- ROWS
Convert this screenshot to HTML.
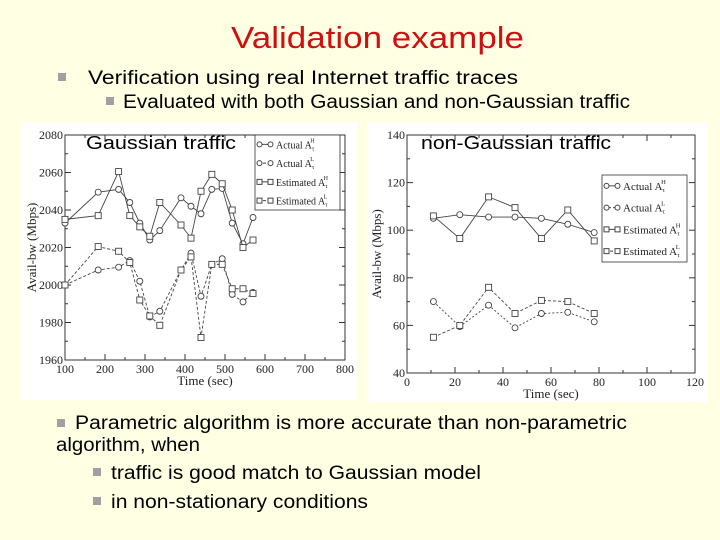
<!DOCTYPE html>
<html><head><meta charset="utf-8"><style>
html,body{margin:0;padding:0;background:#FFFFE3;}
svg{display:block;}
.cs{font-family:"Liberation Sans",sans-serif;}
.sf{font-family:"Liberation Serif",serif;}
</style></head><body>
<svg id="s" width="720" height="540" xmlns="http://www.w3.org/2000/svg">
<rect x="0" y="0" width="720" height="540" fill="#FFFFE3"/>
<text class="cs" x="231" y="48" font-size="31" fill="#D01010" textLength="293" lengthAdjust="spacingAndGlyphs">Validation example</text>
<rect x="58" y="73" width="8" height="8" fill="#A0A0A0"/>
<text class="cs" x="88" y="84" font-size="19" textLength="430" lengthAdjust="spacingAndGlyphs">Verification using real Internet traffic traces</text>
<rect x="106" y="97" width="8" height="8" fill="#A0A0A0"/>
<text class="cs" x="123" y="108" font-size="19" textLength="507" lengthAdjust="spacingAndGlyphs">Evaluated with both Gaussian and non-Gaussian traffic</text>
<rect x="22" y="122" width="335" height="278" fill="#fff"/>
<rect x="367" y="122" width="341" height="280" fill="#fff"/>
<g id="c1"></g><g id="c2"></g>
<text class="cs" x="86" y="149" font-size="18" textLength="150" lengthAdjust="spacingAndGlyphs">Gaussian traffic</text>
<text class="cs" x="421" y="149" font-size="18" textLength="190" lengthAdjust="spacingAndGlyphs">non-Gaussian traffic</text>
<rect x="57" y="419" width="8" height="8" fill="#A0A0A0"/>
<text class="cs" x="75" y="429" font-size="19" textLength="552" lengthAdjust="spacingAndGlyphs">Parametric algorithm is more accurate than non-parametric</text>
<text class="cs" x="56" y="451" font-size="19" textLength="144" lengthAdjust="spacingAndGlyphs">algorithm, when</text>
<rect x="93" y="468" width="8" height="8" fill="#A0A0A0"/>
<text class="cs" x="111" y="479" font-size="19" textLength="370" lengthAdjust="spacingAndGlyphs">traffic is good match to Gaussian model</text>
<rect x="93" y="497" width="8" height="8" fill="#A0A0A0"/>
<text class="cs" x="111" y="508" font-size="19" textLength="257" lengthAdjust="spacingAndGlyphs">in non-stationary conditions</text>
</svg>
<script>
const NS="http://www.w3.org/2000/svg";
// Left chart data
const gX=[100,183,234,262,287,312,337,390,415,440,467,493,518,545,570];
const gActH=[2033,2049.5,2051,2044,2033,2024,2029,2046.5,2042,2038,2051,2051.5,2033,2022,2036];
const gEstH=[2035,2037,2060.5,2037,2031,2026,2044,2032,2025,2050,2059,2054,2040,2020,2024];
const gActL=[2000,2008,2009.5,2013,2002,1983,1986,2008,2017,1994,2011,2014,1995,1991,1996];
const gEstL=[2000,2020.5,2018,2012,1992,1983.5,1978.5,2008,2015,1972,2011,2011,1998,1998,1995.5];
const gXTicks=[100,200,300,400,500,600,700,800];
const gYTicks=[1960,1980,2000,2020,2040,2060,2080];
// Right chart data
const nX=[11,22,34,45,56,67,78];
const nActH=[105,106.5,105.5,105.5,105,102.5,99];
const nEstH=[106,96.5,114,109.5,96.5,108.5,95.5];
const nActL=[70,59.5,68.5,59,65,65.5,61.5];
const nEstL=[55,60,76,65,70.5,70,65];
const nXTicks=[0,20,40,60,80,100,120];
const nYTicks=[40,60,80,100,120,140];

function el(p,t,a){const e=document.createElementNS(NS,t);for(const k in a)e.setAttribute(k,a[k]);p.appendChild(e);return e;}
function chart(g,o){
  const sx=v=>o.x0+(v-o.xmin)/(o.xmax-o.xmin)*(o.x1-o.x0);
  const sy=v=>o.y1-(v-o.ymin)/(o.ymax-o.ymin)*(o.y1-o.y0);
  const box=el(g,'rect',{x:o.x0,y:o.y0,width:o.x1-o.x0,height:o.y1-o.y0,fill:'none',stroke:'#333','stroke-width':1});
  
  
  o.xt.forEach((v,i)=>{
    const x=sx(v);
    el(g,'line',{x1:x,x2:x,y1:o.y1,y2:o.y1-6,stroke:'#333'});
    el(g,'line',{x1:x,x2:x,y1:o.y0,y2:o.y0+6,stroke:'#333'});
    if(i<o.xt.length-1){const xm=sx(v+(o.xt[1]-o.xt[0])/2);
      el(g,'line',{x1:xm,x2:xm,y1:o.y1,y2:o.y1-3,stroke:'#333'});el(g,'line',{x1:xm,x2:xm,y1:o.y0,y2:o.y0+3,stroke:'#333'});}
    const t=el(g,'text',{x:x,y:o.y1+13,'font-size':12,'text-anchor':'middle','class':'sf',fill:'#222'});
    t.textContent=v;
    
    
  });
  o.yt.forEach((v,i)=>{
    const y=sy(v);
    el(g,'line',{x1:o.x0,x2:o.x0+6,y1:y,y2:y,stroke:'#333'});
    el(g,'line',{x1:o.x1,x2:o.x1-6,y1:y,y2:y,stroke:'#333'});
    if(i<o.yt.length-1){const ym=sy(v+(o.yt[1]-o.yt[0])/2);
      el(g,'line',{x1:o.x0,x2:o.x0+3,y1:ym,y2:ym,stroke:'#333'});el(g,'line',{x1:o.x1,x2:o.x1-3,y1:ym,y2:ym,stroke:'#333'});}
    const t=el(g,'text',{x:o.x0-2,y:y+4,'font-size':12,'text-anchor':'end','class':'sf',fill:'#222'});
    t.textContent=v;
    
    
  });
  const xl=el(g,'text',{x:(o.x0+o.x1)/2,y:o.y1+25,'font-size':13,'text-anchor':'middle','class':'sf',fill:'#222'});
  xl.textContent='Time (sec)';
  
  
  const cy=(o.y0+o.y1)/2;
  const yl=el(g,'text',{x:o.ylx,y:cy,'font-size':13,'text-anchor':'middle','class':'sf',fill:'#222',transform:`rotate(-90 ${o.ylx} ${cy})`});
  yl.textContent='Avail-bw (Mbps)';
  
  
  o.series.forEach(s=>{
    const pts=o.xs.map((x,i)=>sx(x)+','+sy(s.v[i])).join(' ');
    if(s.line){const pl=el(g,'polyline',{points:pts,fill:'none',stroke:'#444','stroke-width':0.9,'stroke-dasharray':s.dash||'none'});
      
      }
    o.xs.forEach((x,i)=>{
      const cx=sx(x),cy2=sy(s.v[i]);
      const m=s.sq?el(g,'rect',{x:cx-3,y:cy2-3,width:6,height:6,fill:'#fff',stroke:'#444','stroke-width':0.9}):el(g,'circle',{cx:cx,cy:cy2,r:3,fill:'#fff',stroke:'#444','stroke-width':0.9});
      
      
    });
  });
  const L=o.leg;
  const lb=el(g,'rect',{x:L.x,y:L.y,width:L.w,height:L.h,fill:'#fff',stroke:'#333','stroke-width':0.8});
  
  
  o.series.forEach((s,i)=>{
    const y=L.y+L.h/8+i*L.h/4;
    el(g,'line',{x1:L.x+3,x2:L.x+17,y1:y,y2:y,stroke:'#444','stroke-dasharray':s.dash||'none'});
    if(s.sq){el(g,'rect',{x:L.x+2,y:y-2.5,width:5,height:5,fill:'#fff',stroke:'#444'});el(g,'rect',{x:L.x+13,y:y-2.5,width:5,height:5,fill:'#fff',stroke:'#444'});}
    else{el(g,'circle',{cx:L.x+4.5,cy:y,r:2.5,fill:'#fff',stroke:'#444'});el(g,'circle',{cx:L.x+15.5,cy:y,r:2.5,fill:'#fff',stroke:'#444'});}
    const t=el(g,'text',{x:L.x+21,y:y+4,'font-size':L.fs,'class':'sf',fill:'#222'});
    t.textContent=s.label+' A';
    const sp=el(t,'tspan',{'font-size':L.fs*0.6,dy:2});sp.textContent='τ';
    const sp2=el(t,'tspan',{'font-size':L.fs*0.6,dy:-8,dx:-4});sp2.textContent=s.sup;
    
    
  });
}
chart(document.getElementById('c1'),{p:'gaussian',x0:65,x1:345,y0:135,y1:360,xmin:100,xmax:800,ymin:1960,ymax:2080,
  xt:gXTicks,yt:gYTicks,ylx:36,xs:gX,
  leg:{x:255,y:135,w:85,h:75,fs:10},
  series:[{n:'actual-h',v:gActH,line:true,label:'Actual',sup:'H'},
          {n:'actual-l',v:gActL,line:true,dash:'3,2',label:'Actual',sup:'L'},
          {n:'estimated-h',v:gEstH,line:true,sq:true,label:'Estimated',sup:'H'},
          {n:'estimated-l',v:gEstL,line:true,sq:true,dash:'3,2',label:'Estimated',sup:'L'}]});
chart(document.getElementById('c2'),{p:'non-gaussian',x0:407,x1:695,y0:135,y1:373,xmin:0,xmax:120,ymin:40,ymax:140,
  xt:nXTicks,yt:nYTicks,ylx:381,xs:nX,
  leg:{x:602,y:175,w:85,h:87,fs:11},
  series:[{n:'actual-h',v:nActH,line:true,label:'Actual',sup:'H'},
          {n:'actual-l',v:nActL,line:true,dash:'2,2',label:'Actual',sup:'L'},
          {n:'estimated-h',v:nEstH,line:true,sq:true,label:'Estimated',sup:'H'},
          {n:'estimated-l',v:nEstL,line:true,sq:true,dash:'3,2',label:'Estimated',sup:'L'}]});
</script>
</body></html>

==

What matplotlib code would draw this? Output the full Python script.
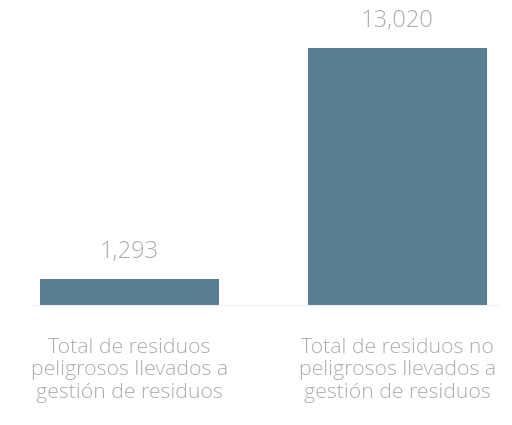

- WHAT IS REQUIRED
Scan the material above for the word "this". Copy each line where it occurs.

- SOLUTION BELOW
Convert this screenshot to HTML.
What matplotlib code would draw this? Output the full Python script.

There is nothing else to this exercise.